Question

calculate angular momentum and kinetic energy of electron in first orbit of hydrogen atom​

Answer 1

Hope this answer helps you

Answer 2

Answer:

The angular momentum and kinetic energy of an electron in the first orbit of the hydrogen atom​ are $h/2\pi ,0.02*10^{-16}J$ respectively

Explanation:

• The angular momentum $(L)$  gives the quantity of rotation in a rotating body

• From Bohr's postulate for allowed orbits, angular momentum is given by the formula

         $L=n\frac{h}{2\pi }$

         where,

         $n$- the principal quantum number

         $h=6.62*10^{-34}$(Planck's constant)

• The kinetic energy of electrons in an orbit is

         $KE=\frac{Ze^{2} }{8\pi\varepsilon _0 r}$

        where

        $Z$-atomic number

        $e=1.6*10^{-19} C$(charge of an electron)

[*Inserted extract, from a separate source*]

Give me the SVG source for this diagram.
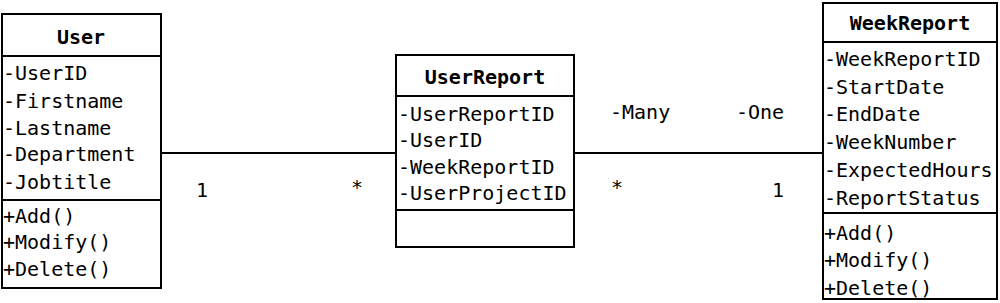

        $r$-radius of the orbit

        $\varepsilon _0 =8.8*10^{-12}$

from the question,

for the first orbit of a hydrogen atom

⇒

the principal quantum number $n=1$

the atomic number of H-atom $Z=1$

the radius of the first orbit $r=0.5*10^{-10}m$

⇒

the angular momentum $L=h/2\pi$

the kinetic energy of the electron $KE=\frac{(1.6*10^{-19} )^{2} }{8*3.14*8.8*10^{-12}*0.5*10^{-10} } =0.02*10^{-16}J$